In life, you have to make choices about what’s important and where you focus.
If someone finds it helpful to them to believe that Canonical are terrible people, who am I do deny them that pleasure? It seems pointless and sad to me, but I know from experience that I can’t help folks that don’t want to be helped, or worse, that it’s self destructive to get anxious about people saying toxic stuff. They have an endless supply of arrows if they are willing to invent them and distort them, and infinity minus one isn’t much different
I don’t know if the old open source store code still works.
I do know that the basic conversation between snapd and store is pretty simple - “I have this installed, what should I do?”.

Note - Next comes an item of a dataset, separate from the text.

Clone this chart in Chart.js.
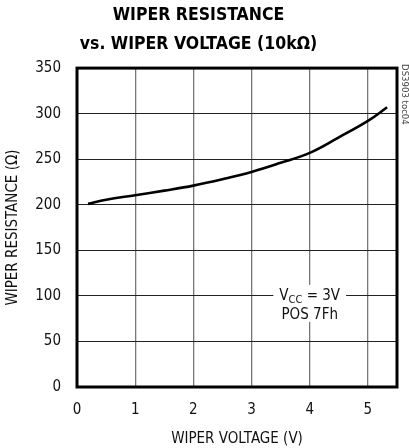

There are of course a lot of things that a good store factors into it’s answers, for example, cohorts and progressive releases and epochs and bandwidth optimization and regional cache offloading etc - but a store doesn’t HAVE to do those things. A simple store could just say “here is the new version for you” and be done.
But isn’t it interesting that the open source store attracted precisely no users and no patches?
My guess is that nobody who is capable of doing that work is so irrational that they think that work is an important use of their time. Anybody who is capable of maintaining a web service like that understands that a really good experience for lots of users doesn’t hang on just having a store, it hangs on connecting a million details across multiple parts of a complex software ecosystem. That’s a lot of work, and it’s work I’m committed to doing so that more people can use more open source.
That feels like a useful way to spend my time. It’s also going to attract controversy, because people abhor a vacuum, and I’m just not going to get distracted by that.
We should engage in a healthy way with people who want to engage. There are things for us to fix, particularly in desktop integration and performance. Let’s focus on those people and those issues.